»»
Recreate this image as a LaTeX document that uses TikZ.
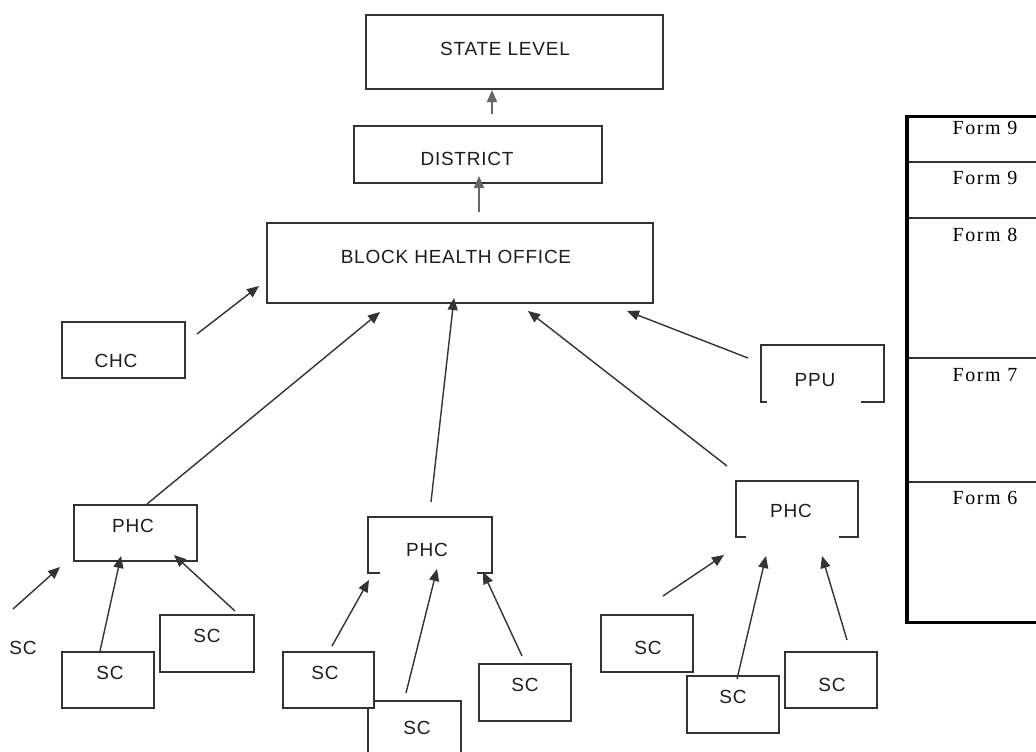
\documentclass[tikz,border=0pt]{standalone}
\usepackage{fontspec}
\setmainfont{Liberation Serif}
\newfontfamily\boxfont{Liberation Sans}[LetterSpace=4.0]
\newfontfamily\formfont{Liberation Serif}[LetterSpace=8.0]
\usetikzlibrary{arrows.meta}
\definecolor{ink}{HTML}{333333}
\definecolor{txt}{HTML}{1e1e1e}
\begin{document}
\begin{tikzpicture}[x=1pt,y=-1pt,
  box/.style={draw=ink, line width=1.4pt, fill=white, inner sep=0pt, outer sep=0pt, anchor=north west},
  openbox/.style={inner sep=0pt, outer sep=0pt, anchor=north west},
  frame/.style={draw=ink, line width=1.4pt},
  lbl/.style={anchor=base, yshift=-6.8pt, inner sep=0pt, text=txt, font=\boxfont\fontsize{19}{19}\selectfont},
  formlbl/.style={anchor=base, yshift=-6.6pt, inner sep=0pt, text=black, font=\formfont\fontsize{20}{20}\selectfont},
  link/.style={draw=ink, line width=1.4pt, -{Triangle[length=12pt,width=10pt]}},
  uplink/.style={link, draw=ink!75}]
\useasboundingbox[fill=white] (0,0) rectangle (1036,752);

% ---------- upper levels ----------
\node[box, minimum width=297pt, minimum height=74pt] (state) at (366,15) {};
\node[lbl] (stateT) at (505,49) {STATE LEVEL};
\node[box, minimum width=248pt, minimum height=57pt] (district) at (354,126) {};
\node[lbl] (districtT) at (467,159) {DISTRICT};
\node[box, minimum width=386pt, minimum height=80pt] (bho) at (267,223) {};
\node[lbl] (bhoT) at (456,257) {BLOCK HEALTH OFFICE};

% ---------- CHC and PPU ----------
\node[box, minimum width=123pt, minimum height=56pt] (chc) at (62,322) {};
\node[lbl] (chcT) at (116,361) {CHC};
\node[openbox, minimum width=123pt, minimum height=57pt] (ppu) at (761,345) {};
\draw[frame] ([xshift=6pt]ppu.south west) -- (ppu.south west) -- (ppu.north west)
  -- (ppu.north east) -- (ppu.south east) -- ++(-23,0);
\node[lbl] (ppuT) at (815,380) {PPU};

% ---------- PHCs ----------
\node[box, minimum width=123pt, minimum height=56pt] (phcL) at (74,505) {};
\node[lbl] (phcLT) at (133,526) {PHC};
\node[openbox, minimum width=124pt, minimum height=56pt] (phcM) at (368,517) {};
\draw[frame] ([xshift=12pt]phcM.south west) -- (phcM.south west) -- (phcM.north west)
  -- (phcM.north east) -- (phcM.south east) -- ++(-15,0);
\node[lbl] (phcMT) at (427,550) {PHC};
\node[openbox, minimum width=122pt, minimum height=56pt] (phcR) at (736,481) {};
\draw[frame] ([xshift=10pt]phcR.south west) -- (phcR.south west) -- (phcR.north west)
  -- (phcR.north east) -- (phcR.south east) -- ++(-19,0);
\node[lbl] (phcRT) at (791,511) {PHC};

% ---------- sub centres ----------
\node[lbl] (scFree) at (23,648) {SC};
\node[box, minimum width=92pt, minimum height=56pt] (scL1) at (62,652) {};
\node[lbl] (scL1T) at (110,673) {SC};
\node[box, minimum width=94pt, minimum height=57pt] (scL2) at (160,615) {};
\node[lbl] (scL2T) at (207,636) {SC};
\node[box, minimum width=93pt, minimum height=70pt] (scM2) at (368,701) {};
\node[lbl] (scM2T) at (417,728) {SC};
\node[box, minimum width=91pt, minimum height=56pt] (scM1) at (283,652) {};
\node[lbl] (scM1T) at (325,673) {SC};
\node[box, minimum width=92pt, minimum height=57pt] (scM3) at (479,664) {};
\node[lbl] (scM3T) at (525,685) {SC};
\node[box, minimum width=92pt, minimum height=57pt] (scR1) at (601,615) {};
\node[lbl] (scR1T) at (648,648) {SC};
\node[box, minimum width=92pt, minimum height=57pt] (scR2) at (687,676) {};
\node[lbl] (scR2T) at (733,697) {SC};
\node[box, minimum width=92pt, minimum height=56pt] (scR3) at (785,652) {};
\node[lbl] (scR3T) at (832,685) {SC};

% ---------- arrow end points ----------
\coordinate (dOut) at (492,114);   \coordinate (sIn) at (492,90);
\coordinate (bOut) at (479,212);   \coordinate (dIn) at (479,176);
\coordinate (chcOut) at (197,334); \coordinate (bIn1) at (259,286);
\coordinate (ppuOut) at (748,358); \coordinate (bIn5) at (627,311);
\coordinate (phcLOut) at (147,504); \coordinate (bIn2) at (380,312);
\coordinate (phcMOut) at (431,502); \coordinate (bIn3) at (454,298);
\coordinate (phcROut) at (727,466); \coordinate (bIn4) at (528,311);
\coordinate (scFreeOut) at (13,609); \coordinate (pL0) at (60,567);
\coordinate (scL1Out) at (100,651); \coordinate (pL1) at (121,556);
\coordinate (scL2Out) at (235,611); \coordinate (pL2) at (174,555);
\coordinate (scM1Out) at (332,646); \coordinate (pM1) at (369,580);
\coordinate (scM2Out) at (406,693); \coordinate (pM2) at (437,569);
\coordinate (scM3Out) at (522,656); \coordinate (pM3) at (483,572);
\coordinate (scR1Out) at (663,596); \coordinate (pR1) at (724,555);
\coordinate (scR2Out) at (737,679); \coordinate (pR2) at (766,556);
\coordinate (scR3Out) at (847,640); \coordinate (pR3) at (822,556);

% ---------- reporting arrows ----------
\draw[uplink] (dOut) -- (sIn);
\draw[uplink] (bOut) -- (dIn);
\draw[link] (chcOut) -- (bIn1);
\draw[link] (ppuOut) -- (bIn5);
\draw[link] (phcLOut) -- (bIn2);
\draw[link] (phcMOut) -- (bIn3);
\draw[link] (phcROut) -- (bIn4);
\draw[link] (scFreeOut) -- (pL0);
\draw[link] (scL1Out) -- (pL1);
\draw[link] (scL2Out) -- (pL2);
\draw[link] (scM1Out) -- (pM1);
\draw[link] (scM2Out) -- (pM2);
\draw[link] (scM3Out) -- (pM3);
\draw[link] (scR1Out) -- (pR1);
\draw[link] (scR2Out) -- (pR2);
\draw[link] (scR3Out) -- (pR3);

% ---------- forms column ----------
\draw[ink, line width=1.1pt] (907,162) -- (1036,162)
  (907,218) -- (1036,218) (907,358) -- (1036,358) (907,482) -- (1036,482);
\draw[black, line width=3pt] (1036,116) -- (907,116) -- (907,622) -- (1036,622);
\draw[black, line width=4pt] (907,114.5) -- (907,623.5);
\node[formlbl] (f1) at (985,128) {Form 9};
\node[formlbl] (f2) at (985,178) {Form 9};
\node[formlbl] (f3) at (985,235) {Form 8};
\node[formlbl] (f4) at (985,375) {Form 7};
\node[formlbl] (f5) at (985,498) {Form 6};
\end{tikzpicture}
\end{document}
««
**PROBLEM TO SOLVE**
Copy the listing word for word, excluding its pictures.

**RESULT BELOW**
Recreate this image as a LaTeX document that uses TikZ.
\documentclass[tikz,border=0pt]{standalone}
\usepackage{fontspec}
\setmainfont{Liberation Serif}
\newfontfamily\boxfont{Liberation Sans}[LetterSpace=4.0]
\newfontfamily\formfont{Liberation Serif}[LetterSpace=8.0]
\usetikzlibrary{arrows.meta}
\definecolor{ink}{HTML}{333333}
\definecolor{txt}{HTML}{1e1e1e}
\begin{document}
\begin{tikzpicture}[x=1pt,y=-1pt,
  box/.style={draw=ink, line width=1.4pt, fill=white, inner sep=0pt, outer sep=0pt, anchor=north west},
  openbox/.style={inner sep=0pt, outer sep=0pt, anchor=north west},
  frame/.style={draw=ink, line width=1.4pt},
  lbl/.style={anchor=base, yshift=-6.8pt, inner sep=0pt, text=txt, font=\boxfont\fontsize{19}{19}\selectfont},
  formlbl/.style={anchor=base, yshift=-6.6pt, inner sep=0pt, text=black, font=\formfont\fontsize{20}{20}\selectfont},
  link/.style={draw=ink, line width=1.4pt, -{Triangle[length=12pt,width=10pt]}},
  uplink/.style={link, draw=ink!75}]
\useasboundingbox[fill=white] (0,0) rectangle (1036,752);

% ---------- upper levels ----------
\node[box, minimum width=297pt, minimum height=74pt] (state) at (366,15) {};
\node[lbl] (stateT) at (505,49) {STATE LEVEL};
\node[box, minimum width=248pt, minimum height=57pt] (district) at (354,126) {};
\node[lbl] (districtT) at (467,159) {DISTRICT};
\node[box, minimum width=386pt, minimum height=80pt] (bho) at (267,223) {};
\node[lbl] (bhoT) at (456,257) {BLOCK HEALTH OFFICE};

% ---------- CHC and PPU ----------
\node[box, minimum width=123pt, minimum height=56pt] (chc) at (62,322) {};
\node[lbl] (chcT) at (116,361) {CHC};
\node[openbox, minimum width=123pt, minimum height=57pt] (ppu) at (761,345) {};
\draw[frame] ([xshift=6pt]ppu.south west) -- (ppu.south west) -- (ppu.north west)
  -- (ppu.north east) -- (ppu.south east) -- ++(-23,0);
\node[lbl] (ppuT) at (815,380) {PPU};

% ---------- PHCs ----------
\node[box, minimum width=123pt, minimum height=56pt] (phcL) at (74,505) {};
\node[lbl] (phcLT) at (133,526) {PHC};
\node[openbox, minimum width=124pt, minimum height=56pt] (phcM) at (368,517) {};
\draw[frame] ([xshift=12pt]phcM.south west) -- (phcM.south west) -- (phcM.north west)
  -- (phcM.north east) -- (phcM.south east) -- ++(-15,0);
\node[lbl] (phcMT) at (427,550) {PHC};
\node[openbox, minimum width=122pt, minimum height=56pt] (phcR) at (736,481) {};
\draw[frame] ([xshift=10pt]phcR.south west) -- (phcR.south west) -- (phcR.north west)
  -- (phcR.north east) -- (phcR.south east) -- ++(-19,0);
\node[lbl] (phcRT) at (791,511) {PHC};

% ---------- sub centres ----------
\node[lbl] (scFree) at (23,648) {SC};
\node[box, minimum width=92pt, minimum height=56pt] (scL1) at (62,652) {};
\node[lbl] (scL1T) at (110,673) {SC};
\node[box, minimum width=94pt, minimum height=57pt] (scL2) at (160,615) {};
\node[lbl] (scL2T) at (207,636) {SC};
\node[box, minimum width=93pt, minimum height=70pt] (scM2) at (368,701) {};
\node[lbl] (scM2T) at (417,728) {SC};
\node[box, minimum width=91pt, minimum height=56pt] (scM1) at (283,652) {};
\node[lbl] (scM1T) at (325,673) {SC};
\node[box, minimum width=92pt, minimum height=57pt] (scM3) at (479,664) {};
\node[lbl] (scM3T) at (525,685) {SC};
\node[box, minimum width=92pt, minimum height=57pt] (scR1) at (601,615) {};
\node[lbl] (scR1T) at (648,648) {SC};
\node[box, minimum width=92pt, minimum height=57pt] (scR2) at (687,676) {};
\node[lbl] (scR2T) at (733,697) {SC};
\node[box, minimum width=92pt, minimum height=56pt] (scR3) at (785,652) {};
\node[lbl] (scR3T) at (832,685) {SC};

% ---------- arrow end points ----------
\coordinate (dOut) at (492,114);   \coordinate (sIn) at (492,90);
\coordinate (bOut) at (479,212);   \coordinate (dIn) at (479,176);
\coordinate (chcOut) at (197,334); \coordinate (bIn1) at (259,286);
\coordinate (ppuOut) at (748,358); \coordinate (bIn5) at (627,311);
\coordinate (phcLOut) at (147,504); \coordinate (bIn2) at (380,312);
\coordinate (phcMOut) at (431,502); \coordinate (bIn3) at (454,298);
\coordinate (phcROut) at (727,466); \coordinate (bIn4) at (528,311);
\coordinate (scFreeOut) at (13,609); \coordinate (pL0) at (60,567);
\coordinate (scL1Out) at (100,651); \coordinate (pL1) at (121,556);
\coordinate (scL2Out) at (235,611); \coordinate (pL2) at (174,555);
\coordinate (scM1Out) at (332,646); \coordinate (pM1) at (369,580);
\coordinate (scM2Out) at (406,693); \coordinate (pM2) at (437,569);
\coordinate (scM3Out) at (522,656); \coordinate (pM3) at (483,572);
\coordinate (scR1Out) at (663,596); \coordinate (pR1) at (724,555);
\coordinate (scR2Out) at (737,679); \coordinate (pR2) at (766,556);
\coordinate (scR3Out) at (847,640); \coordinate (pR3) at (822,556);

% ---------- reporting arrows ----------
\draw[uplink] (dOut) -- (sIn);
\draw[uplink] (bOut) -- (dIn);
\draw[link] (chcOut) -- (bIn1);
\draw[link] (ppuOut) -- (bIn5);
\draw[link] (phcLOut) -- (bIn2);
\draw[link] (phcMOut) -- (bIn3);
\draw[link] (phcROut) -- (bIn4);
\draw[link] (scFreeOut) -- (pL0);
\draw[link] (scL1Out) -- (pL1);
\draw[link] (scL2Out) -- (pL2);
\draw[link] (scM1Out) -- (pM1);
\draw[link] (scM2Out) -- (pM2);
\draw[link] (scM3Out) -- (pM3);
\draw[link] (scR1Out) -- (pR1);
\draw[link] (scR2Out) -- (pR2);
\draw[link] (scR3Out) -- (pR3);

% ---------- forms column ----------
\draw[ink, line width=1.1pt] (907,162) -- (1036,162)
  (907,218) -- (1036,218) (907,358) -- (1036,358) (907,482) -- (1036,482);
\draw[black, line width=3pt] (1036,116) -- (907,116) -- (907,622) -- (1036,622);
\draw[black, line width=4pt] (907,114.5) -- (907,623.5);
\node[formlbl] (f1) at (985,128) {Form 9};
\node[formlbl] (f2) at (985,178) {Form 9};
\node[formlbl] (f3) at (985,235) {Form 8};
\node[formlbl] (f4) at (985,375) {Form 7};
\node[formlbl] (f5) at (985,498) {Form 6};
\end{tikzpicture}
\end{document}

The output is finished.